As I developed the arguments that I would make, Jen took these and molded them, sculpted them, beat them into submission.  Her appreciation of form, symmetry, narrative arc, and her unparalleled grasp of the English language helped her to transform my arguments into an irrefutable piece of rhetorical art.  She understood that, even in the mundane, the nitty-gritty, or the obtuse, beauty has a power that transcends.  The forcefulness and impact of a beautifully written sentence, like a finely honed Laguiole switchblade with its trademark bumblebee insignia, cuts faster and cleaner than a plastic picnic knife.

When the time came and the efforts that Jen made were presented to hospital leadership, the response was swift and unambiguous: “You are right.  This needs to be fixed.  This is exactly what we have been trying to make happen across the enterprise.   We will make it happen.”

I know I am biased…Jen is my love, my wife, my partner in the journey of my life going forward until I draw my last breath.   But DAMN, SHE IS GOOD.   Her insight, emotional intelligence, wit, thoughtfulness, deliberative process, inherent sense of what beauty is, and a kind heart give her superpowers beyond measure.

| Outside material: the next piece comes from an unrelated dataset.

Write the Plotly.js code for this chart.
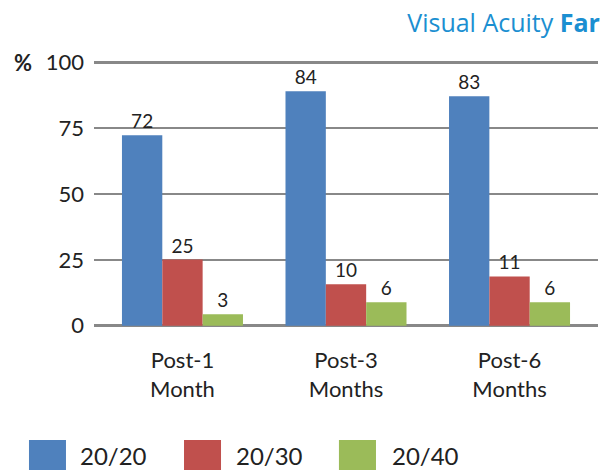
<!DOCTYPE html>
<html>
<head>
<meta charset="utf-8">
<script src="https://cdn.plot.ly/plotly-3.0.1.min.js"></script>
<style>html,body{margin:0;padding:0;background:#fff;}#chart{width:605px;height:471px;}</style>
</head>
<body>
<div id="chart"></div>
<script>
// Data
var categories = ['Post-1<br>Month', 'Post-3<br>Months', 'Post-6<br>Months'];
var seriesNames = ['20/20', '20/30', '20/40'];
// bar heights as drawn
var va2020 = [72.3, 89.0, 87.1];
var va2030 = [25.1, 15.7, 18.7];
var va2040 = [4.3, 8.9, 8.9];
// data labels as printed
var lbl2020 = ['72', '84', '83'];
var lbl2030 = ['25', '10', '11'];
var lbl2040 = ['3', '6', '6'];
var yTicks = [0, 25, 50, 75, 100];

var colors = ['#4f81bd', '#c0504d', '#9bbb59'];
var FONT = 'Lato, "Open Sans", sans-serif';
var values = [va2020, va2030, va2040];
var labels = [lbl2020, lbl2030, lbl2040];

var traces = values.map(function (v, i) {
  return {
    type: 'bar',
    x: categories,
    y: v,
    name: seriesNames[i],
    text: labels[i],
    textposition: 'outside',
    textfont: {family: FONT, size: 19, color: '#222'},
    cliponaxis: false,
    marker: {color: colors[i]},
    hoverinfo: 'none'
  };
});

// custom legend (large square swatches)
var legX = [[-0.129, -0.0556, -0.0317], [0.1786, 0.252, 0.2778], [0.486, 0.5595, 0.5873]];
var shapes = [], annotations = [];
seriesNames.forEach(function (n, i) {
  shapes.push({type: 'rect', xref: 'paper', yref: 'paper',
    x0: legX[i][0], x1: legX[i][1], y0: -0.5376, y1: -0.4248,
    fillcolor: colors[i], line: {width: 0}});
  annotations.push({xref: 'paper', yref: 'paper', x: legX[i][2], y: -0.482,
    xanchor: 'left', yanchor: 'middle', showarrow: false, text: n,
    font: {family: FONT, size: 24, color: '#222'}});
});
annotations.push({xref: 'paper', yref: 'y', x: -0.141, y: 100, xanchor: 'center', yanchor: 'middle',
  showarrow: false, text: '<b>%</b>', font: {family: FONT, size: 22, color: '#222'}});

var layout = {
  width: 605, height: 471,
  margin: {l: 94, r: 7, t: 61, b: 144},
  paper_bgcolor: '#fff', plot_bgcolor: '#fff',
  showlegend: false,
  barmode: 'group',
  bargap: 0.26,
  bargroupgap: 0,
  title: {text: 'Visual Acuity <b>Far</b>', xref: 'container', x: 0.9917, xanchor: 'right',
    yref: 'container', y: 0.951, yanchor: 'middle',
    font: {family: '"Open Sans", Lato, sans-serif', size: 25, color: 'rgb(27,143,209)'}},
  xaxis: {
    range: [-0.541, 2.541],
    showgrid: false, zeroline: false, showline: false,
    ticks: '', ticklabelstandoff: 18,
    tickfont: {family: FONT, size: 22, color: '#222'}
  },
  yaxis: {
    range: [-0.5, 100.5],
    tickvals: yTicks,
    showgrid: true, gridcolor: '#888', gridwidth: 2.5,
    zeroline: true, zerolinecolor: '#888', zerolinewidth: 3,
    showline: false, ticks: '', ticklabelstandoff: 9,
    tickfont: {family: FONT, size: 22, color: '#222'}
  },
  shapes: shapes,
  annotations: annotations
};

Plotly.newPlot('chart', traces, layout, {displayModeBar: false, staticPlot: true});
</script>
</body>
</html>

To this day, almost a decade since my “throwdown” with leadership, I keep a picture of Jen’s hands crafting a piece of fine jewelry in my office.

It sits at the point of pride in my bookshelf because it is from her work that all good things in my professional life emanate, from her skill and craft that everything I love to do is possible.  Jen no longer makes jewelry.  Instead, she uses her talents to help people achieve beauty and significance in their works and days.  The Fates gave her a “bum paw” but like many heroes in Greek myth, she has taken this challenge from the cosmos and forged her own epic. 

 

Should she take you as her client, know that she has seen and prized your inner fire and beauty, and through her skill and craft she will make you glitter and shine brighter and stronger than you could have ever imagined.